If we choose a prior for \(\sigma^2\) \[ \sigma^2 \sim \text{Inverse-Gamma}\left(\frac{\nu_0}{2}, \frac{\nu_0 \sigma_0^2}{2}\right), \]

then the posterior distribution for \(\sigma^2\) will also be an inverse-gamma distribution: \[ \sigma^2 \mid \underline{y}, \underline{X}, \underline{\beta} \sim \text{Inverse-Gamma}\left(\frac{\nu_0 + n}{2}, \frac{\nu_0 \sigma_0^2 + SSR(\underline{\beta})}{2}\right), \]

Interpretation:

\(SSR(\underline{\beta}) = \sum_{i=1}^n (y_i - \underline{\beta}^T \underline{x}_i)^2\) is the sum of squared residuals evaluated at the given \(\underline{\beta}\), i.e. the data sum of squares for the regression model with parameters \(\underline{\beta}\).
\(\nu_0\) is the prior degrees of freedom, which can be thought of as the equivalent sample size of the prior information about \(\sigma^2\).
\(\nu_0 \sigma_0^2\) is the prior sum of squares, which can be thought of as the equivalent sum of squared residuals from the prior information about \(\sigma^2\).

Choice of the parameters of the prior distribution

The choice of the parameters \(\underline{\beta}_0\) and \(\Sigma_0\) for the prior distribution of \(\underline{\beta}\) can be guided by prior knowledge or beliefs about the parameters, as well as by considerations of computational convenience.

Usually, we can choose \(\underline{\beta}_0\) to be a vector of zeros, which corresponds to a prior belief that the predictors have no effect on the response variable. Or, \(\underline{\beta}_0\) can be set to the least squares estimates \(\underline{\widehat{\beta}}_{OLS}\), which corresponds to a prior belief that the parameters are likely to be close to the least squares estimates.

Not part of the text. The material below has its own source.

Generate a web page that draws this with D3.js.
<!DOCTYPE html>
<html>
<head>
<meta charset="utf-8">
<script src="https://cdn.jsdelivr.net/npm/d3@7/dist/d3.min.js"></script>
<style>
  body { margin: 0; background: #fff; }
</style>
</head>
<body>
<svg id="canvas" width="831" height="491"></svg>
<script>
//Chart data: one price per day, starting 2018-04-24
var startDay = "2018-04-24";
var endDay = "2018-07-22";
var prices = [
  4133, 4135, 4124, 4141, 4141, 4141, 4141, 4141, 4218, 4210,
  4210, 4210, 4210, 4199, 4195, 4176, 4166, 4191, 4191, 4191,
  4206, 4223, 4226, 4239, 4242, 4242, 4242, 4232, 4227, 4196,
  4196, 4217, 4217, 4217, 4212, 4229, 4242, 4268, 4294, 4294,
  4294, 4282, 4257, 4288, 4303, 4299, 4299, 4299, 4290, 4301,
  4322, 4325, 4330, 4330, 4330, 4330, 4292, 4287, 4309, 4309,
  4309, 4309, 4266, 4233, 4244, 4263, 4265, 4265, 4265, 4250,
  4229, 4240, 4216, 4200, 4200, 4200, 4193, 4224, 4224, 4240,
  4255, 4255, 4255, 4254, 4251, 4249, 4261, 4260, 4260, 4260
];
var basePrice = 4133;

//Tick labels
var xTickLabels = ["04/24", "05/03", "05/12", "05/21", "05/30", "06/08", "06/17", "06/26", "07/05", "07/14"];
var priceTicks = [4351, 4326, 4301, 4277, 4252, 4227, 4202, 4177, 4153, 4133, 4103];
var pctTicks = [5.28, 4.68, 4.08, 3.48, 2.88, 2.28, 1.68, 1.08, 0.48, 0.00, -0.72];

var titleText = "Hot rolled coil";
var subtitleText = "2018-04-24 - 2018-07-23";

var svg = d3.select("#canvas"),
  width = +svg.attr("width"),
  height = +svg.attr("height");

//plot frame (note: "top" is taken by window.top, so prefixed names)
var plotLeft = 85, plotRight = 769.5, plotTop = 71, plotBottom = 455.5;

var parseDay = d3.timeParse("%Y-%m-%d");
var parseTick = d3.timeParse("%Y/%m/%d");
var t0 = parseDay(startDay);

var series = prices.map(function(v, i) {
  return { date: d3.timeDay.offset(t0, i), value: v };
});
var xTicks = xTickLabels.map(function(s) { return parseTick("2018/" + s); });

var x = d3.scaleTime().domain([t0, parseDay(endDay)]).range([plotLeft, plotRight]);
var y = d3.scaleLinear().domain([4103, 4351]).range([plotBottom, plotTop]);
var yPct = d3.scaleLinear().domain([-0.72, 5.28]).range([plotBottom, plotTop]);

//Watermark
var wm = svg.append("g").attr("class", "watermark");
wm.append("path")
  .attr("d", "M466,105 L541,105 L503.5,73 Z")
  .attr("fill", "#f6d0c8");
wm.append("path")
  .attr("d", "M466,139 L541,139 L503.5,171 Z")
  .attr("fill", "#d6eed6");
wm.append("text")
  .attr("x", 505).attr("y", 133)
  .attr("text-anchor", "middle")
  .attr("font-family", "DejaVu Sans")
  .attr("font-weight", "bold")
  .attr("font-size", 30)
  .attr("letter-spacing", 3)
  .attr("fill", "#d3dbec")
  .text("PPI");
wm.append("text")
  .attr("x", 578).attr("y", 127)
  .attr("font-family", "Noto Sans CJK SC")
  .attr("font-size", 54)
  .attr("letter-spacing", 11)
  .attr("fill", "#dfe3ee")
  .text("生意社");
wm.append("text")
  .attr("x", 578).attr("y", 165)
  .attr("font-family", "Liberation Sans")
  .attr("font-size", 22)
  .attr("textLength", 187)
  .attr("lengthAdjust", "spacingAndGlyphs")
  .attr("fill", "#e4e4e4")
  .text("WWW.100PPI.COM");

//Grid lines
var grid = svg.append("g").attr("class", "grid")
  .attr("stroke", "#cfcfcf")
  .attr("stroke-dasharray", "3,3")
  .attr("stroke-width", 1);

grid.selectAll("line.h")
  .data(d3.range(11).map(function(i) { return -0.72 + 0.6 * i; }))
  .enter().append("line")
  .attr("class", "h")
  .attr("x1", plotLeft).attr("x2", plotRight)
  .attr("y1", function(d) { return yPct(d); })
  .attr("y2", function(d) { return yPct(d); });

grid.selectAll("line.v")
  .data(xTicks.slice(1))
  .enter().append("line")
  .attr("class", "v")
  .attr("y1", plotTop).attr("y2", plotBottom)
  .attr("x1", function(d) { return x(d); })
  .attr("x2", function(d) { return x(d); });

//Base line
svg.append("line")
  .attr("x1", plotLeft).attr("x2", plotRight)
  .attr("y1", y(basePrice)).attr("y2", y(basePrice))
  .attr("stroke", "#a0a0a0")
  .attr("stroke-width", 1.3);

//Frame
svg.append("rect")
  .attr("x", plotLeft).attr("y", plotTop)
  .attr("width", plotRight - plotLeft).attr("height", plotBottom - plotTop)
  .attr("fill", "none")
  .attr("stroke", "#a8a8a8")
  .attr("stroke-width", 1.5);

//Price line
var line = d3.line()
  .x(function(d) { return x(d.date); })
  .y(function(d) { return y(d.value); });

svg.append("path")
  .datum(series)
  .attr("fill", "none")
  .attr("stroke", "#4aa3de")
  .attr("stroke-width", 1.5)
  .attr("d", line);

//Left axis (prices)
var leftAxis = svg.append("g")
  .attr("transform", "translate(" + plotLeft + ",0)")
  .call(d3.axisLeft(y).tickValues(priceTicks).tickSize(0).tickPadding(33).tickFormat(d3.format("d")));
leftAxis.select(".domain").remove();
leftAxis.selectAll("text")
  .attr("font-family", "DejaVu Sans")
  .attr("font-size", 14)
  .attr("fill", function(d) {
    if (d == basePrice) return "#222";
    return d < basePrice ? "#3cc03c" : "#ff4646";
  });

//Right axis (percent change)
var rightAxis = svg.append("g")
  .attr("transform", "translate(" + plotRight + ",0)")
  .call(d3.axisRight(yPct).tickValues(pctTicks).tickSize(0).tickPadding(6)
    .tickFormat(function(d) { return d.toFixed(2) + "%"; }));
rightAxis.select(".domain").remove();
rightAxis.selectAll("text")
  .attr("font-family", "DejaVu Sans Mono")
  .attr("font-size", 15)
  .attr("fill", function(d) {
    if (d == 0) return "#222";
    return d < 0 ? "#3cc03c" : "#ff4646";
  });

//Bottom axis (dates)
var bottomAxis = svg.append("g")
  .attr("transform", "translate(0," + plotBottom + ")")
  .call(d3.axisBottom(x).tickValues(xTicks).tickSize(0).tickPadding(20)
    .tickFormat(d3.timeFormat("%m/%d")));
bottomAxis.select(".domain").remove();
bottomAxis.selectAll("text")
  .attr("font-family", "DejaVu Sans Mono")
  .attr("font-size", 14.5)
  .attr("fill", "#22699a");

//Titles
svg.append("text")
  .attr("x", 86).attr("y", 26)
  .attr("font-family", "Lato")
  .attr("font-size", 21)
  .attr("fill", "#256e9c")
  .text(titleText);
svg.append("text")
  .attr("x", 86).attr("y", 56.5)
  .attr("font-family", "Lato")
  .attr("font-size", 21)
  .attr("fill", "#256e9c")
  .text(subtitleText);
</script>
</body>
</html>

Note: Setting \(\underline{\beta}_0\) to the least squares estimates is against the Bayesian principle of not using the data to inform the prior distribution. However, it can be a reasonable choice in practice when we want to use a weakly informative prior that is centered around a reasonable estimate of the parameters.

The choice of \(\Sigma_0\) can be guided by the desired level of informativeness of the prior. A common choice is to set \(\Sigma_0\) to a diagonal matrix with large values on the diagonal, which corresponds to a weakly informative prior that allows for a wide range of possible values for the parameters.

Alternatively, for the sake of computational convenience there are two common choices for \(\Sigma_0\):

Unit information prior (UIP)
Zellner’s \(g\)-prior

Unit information prior (UIP)

Idea: choose \(\Sigma_0\) such that the prior distribution of \(\underline{\beta}\) has the same amount of information as one data point.

The data precision is given by \(\frac{1}{\sigma^2} \underline{X}^T \underline{X}\), which is the inverse of the variance of the least squares estimator. The information from one data point is just 1/n of the total information from the data, so we want the prior precision to be \(\frac{1}{n} \frac{1}{\sigma^2} \underline{X}^T \underline{X}\). Therefore, we set \(\Sigma_0\) to be the inverse of this prior precision:

\[ \Sigma_0 = n \sigma^2 (\underline{X}^T \underline{X})^{-1}. \]

We will consider Zellner’s \(g\)-prior in the next lecture, which is a generalization of the unit information prior that allows for a tunable parameter \(g\) to control the informativeness of the prior. It has an additional advantage that it leads to a closed-form expression for the marginal likelihood \(p(\underline{y} \mid \underline{X})\), which can be useful for model comparison and selection.